Former Antiguan radical newspaper

The Outlet was a radical newspaper published in Saint John's, Antigua and Barbuda. The Outlet was founded in 1968. The newspaper was edited by Tim Hector and James Knight. It functioned as a weekly organ of the Antigua Caribbean Liberation Movement (ACLM). For the ACLM the newspaper played a very important role. In its heyday Outlet claimed a circulation of around 5,000 copies, thus being the most widely read newspaper on Antigua. As of the early 1970s, Outlet and Standard (which appeared on an irregular basis) were the sole opposition newspapers in the country.

The Outlet was outspoken against corruption in the country. It argued that the Vere Bird government was guilty of lax control of casino businesses, peddling passports to non-Antiguans, mismanaging foreign loans, and using Antigua and Barbuda to launder arms shipments to South Africa. Due to its criticisms, Outlet was often targeted by the government.

In June 1978 Antigua Printing and Publishing Company ceased to print Outlet. The company claimed that the decision was motivated by fears that Outlet risked a libel lawsuit.

In 1982 Outlet was pressured by the government to apply for a surety bond, following fresh criticism of government corruption in its articles.

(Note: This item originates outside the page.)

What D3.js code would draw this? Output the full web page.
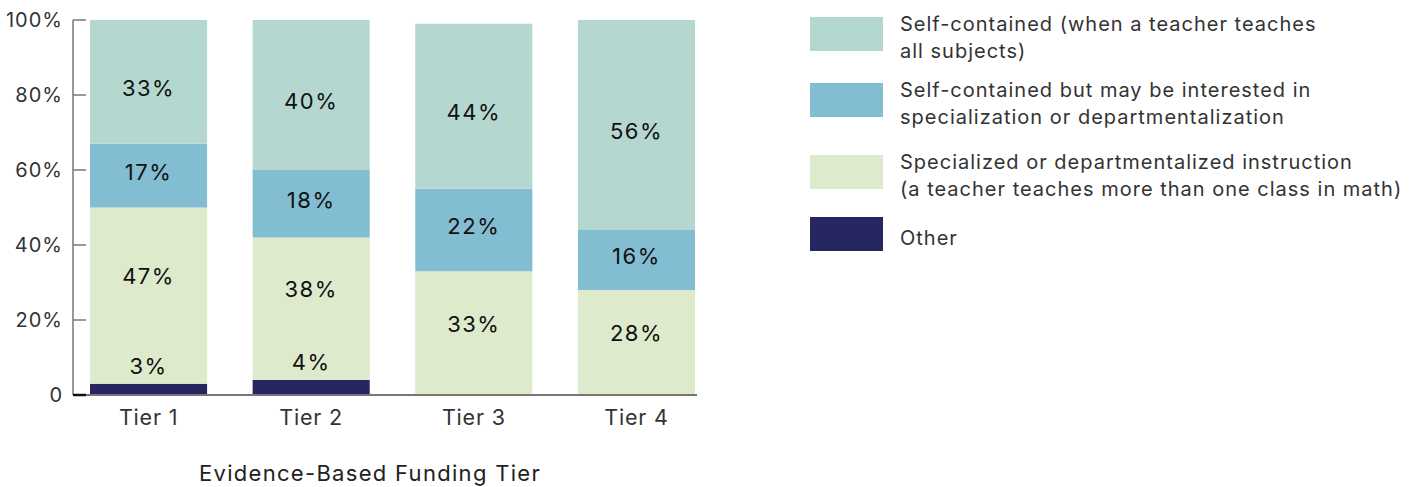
<!DOCTYPE html>
<html>
<head>
<meta charset="utf-8">
<script src="https://cdn.jsdelivr.net/npm/d3@7"></script>
<style>
  html, body { margin: 0; padding: 0; background: #fff; }
  svg { display: block; font-family: Inter, "Open Sans", sans-serif; }
</style>
</head>
<body>
<svg id="chart" width="1413" height="487"></svg>
<script>
// Evidence-Based Funding tiers
const tiers = ["Tier 1", "Tier 2", "Tier 3", "Tier 4"];

// Series, stacked bottom to top
const seriesKeys = ["other", "specialized", "interested", "selfContained"];
const other         = [3, 4, 0, 0];
const specialized   = [47, 38, 33, 28];
const interested    = [17, 18, 22, 16];
const selfContained = [33, 40, 44, 56];

const yTicks = [0, 20, 40, 60, 80, 100];
const yTickLabels = ["0", "20%", "40%", "60%", "80%", "100%"];

const legendLabels = [
  ["Self-contained (when a teacher teaches", "all subjects)"],
  ["Self-contained but may be interested in", "specialization or departmentalization"],
  ["Specialized or departmentalized instruction", "(a teacher teaches more than one class in math)"],
  ["Other"]
];
const legendOrder = ["selfContained", "interested", "specialized", "other"];

const colors = {
  selfContained: "#b4d8cf",
  interested: "#82bdd1",
  specialized: "#deeacc",
  other: "#282660"
};

const valuesByKey = { other, specialized, interested, selfContained };
const rows = tiers.map((t, i) => {
  const r = { tier: t };
  seriesKeys.forEach(k => r[k] = valuesByKey[k][i]);
  return r;
});

const svg = d3.select("#chart");

const x = d3.scaleBand().domain(tiers).range([90, 695]).paddingInner(0.28).paddingOuter(0);
const y = d3.scaleLinear().domain([0, 100]).range([395, 20]);

const stack = d3.stack().keys(seriesKeys)(rows);

// Bars
const layers = svg.append("g").selectAll("g")
  .data(stack).join("g")
  .attr("fill", d => colors[d.key]);

layers.selectAll("rect")
  .data(d => d.map(v => ({ v, key: d.key })))
  .join("rect")
  .attr("x", d => x(d.v.data.tier))
  .attr("width", x.bandwidth())
  .attr("y", d => y(d.v[1]))
  .attr("height", d => y(d.v[0]) - y(d.v[1]));

// Y axis
const yAxisG = svg.append("g").attr("transform", "translate(73,0)");
yAxisG.append("line")
  .attr("x1", 0).attr("x2", 0)
  .attr("y1", y(100)).attr("y2", y(0))
  .attr("stroke", "#777").attr("stroke-width", 1.5);
yAxisG.selectAll("line.tick")
  .data(yTicks).join("line")
  .attr("class", "tick")
  .attr("x1", 0).attr("x2", 13)
  .attr("y1", d => y(d)).attr("y2", d => y(d))
  .attr("stroke", d => d === 0 ? "#111" : "#777")
  .attr("stroke-width", d => d === 0 ? 2.5 : 1.5);
yAxisG.selectAll("text")
  .data(yTicks).join("text")
  .attr("x", -10)
  .attr("y", d => y(d))
  .attr("dy", "0.36em")
  .attr("text-anchor", "end")
  .attr("font-size", 20)
  .attr("letter-spacing", 1)
  .attr("fill", "#333")
  .text((d, i) => yTickLabels[i]);

// X axis
const xAxis = d3.axisBottom(x).tickSize(0).tickPadding(15);
const xAxisG = svg.append("g").attr("transform", `translate(0,${y(0)})`).call(xAxis);
xAxisG.select(".domain").remove();
xAxisG.insert("line", ":first-child")
  .attr("x1", 86).attr("x2", 697)
  .attr("y1", 0).attr("y2", 0)
  .attr("stroke", "#777").attr("stroke-width", 2);
xAxisG.selectAll("text")
  .attr("font-size", 21.5)
  .attr("letter-spacing", 0.8)
  .attr("font-family", "Inter, 'Open Sans', sans-serif")
  .attr("fill", "#333");

svg.append("text")
  .attr("x", 370)
  .attr("y", 473)
  .attr("dy", "0.36em")
  .attr("text-anchor", "middle")
  .attr("font-size", 22)
  .attr("letter-spacing", 1.3)
  .attr("fill", "#222")
  .text("Evidence-Based Funding Tier");

// Value labels: centred in each segment, with a small nudge per series
const nudge = { selfContained: 6, interested: -4, specialized: -9, other: 0 };
const labelData = [];
stack.forEach(layer => {
  layer.forEach(v => {
    const val = v[1] - v[0];
    if (val <= 0) return;
    const cx = x(v.data.tier) + x.bandwidth() / 2;
    let cy;
    if (layer.key === "other") {
      cy = y(v[1]) - 18;
    } else if (layer.key === "specialized" && v.data.other > 0) {
      const top = y(v[1]);
      const bottom = y(v.data.other) - 30;
      cy = (top + bottom) / 2 - 5;
    } else {
      cy = (y(v[0]) + y(v[1])) / 2 + nudge[layer.key];
    }
    labelData.push({ cx, cy, text: val + "%" });
  });
});

svg.append("g").selectAll("text")
  .data(labelData).join("text")
  .attr("x", d => d.cx)
  .attr("y", d => d.cy)
  .attr("dy", "0.36em")
  .attr("text-anchor", "middle")
  .attr("font-size", 22)
  .attr("letter-spacing", 1.5)
  .attr("fill", "#111")
  .text(d => d.text);

// Legend
const defs = svg.append("defs");
defs.append("filter").attr("id", "soft")
  .append("feGaussianBlur").attr("stdDeviation", 0.7);

const legendTops = [17, 83, 155, 217];
const legend = svg.append("g");
legendOrder.forEach((k, i) => {
  const g = legend.append("g").attr("transform", `translate(810,${legendTops[i]})`);
  g.append("rect")
    .attr("width", 73).attr("height", 34)
    .attr("fill", colors[k])
    .attr("filter", "url(#soft)");
  const lines = legendLabels[i];
  const firstY = lines.length === 1 ? 21 : 7;
  lines.forEach((ln, j) => {
    g.append("text")
      .attr("x", 90)
      .attr("y", firstY + j * 27)
      .attr("dy", "0.36em")
      .attr("font-size", 20)
      .attr("letter-spacing", 1)
      .attr("fill", "#333")
      .text(ln);
  });
});
</script>
</body>
</html>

Then on 23 July 1982 around twenty police officers raided the Outlet office, seizing documents and mailing lists of subscribers. The police claimed that the seized materials were secret government documents and that the publishers would be charged under the Official Secrets Act (it later turned out that the documents were publications of UNESCO and documents from Barbados about the Space Research Corporation). The Commissioner of Police Edric Potter declared that publishing of Outlet would be banned as of 31 July 1982. On 26 July 1982, a break-in at the office occurred, and equipment worth 8,000 East Caribbean dollars was stolen. Copies of the 21 August 1982 issue of Outlet were seized by police. These events prompted the newspaper to bring the government in front of the High Court, charging it with trying to deny the newspaper its "constitutional right" to publish. On 4 September 1982, the High Court ruled that Outlet was a legitimate newspaper with the constitutional right to be published.

In 1984 accusations of corruption and maladministration published by ACLM pressured the government to call fresh elections. In May 1985 Hector was charged with spreading 'false statements' about the government and the Commissioner of Police. In 1990 the Privy Council found the charges unconstitutional.

The office of the newspaper was targeted by arsonists, following a November 1998 article in Outlet charging the government with secretly having imported weaponry for half a million dollars. The attack on Outlet would affect the campaign ahead of the 1999 general election.

As of the early 2000s, the newspaper was published on Tuesdays and Thursdays.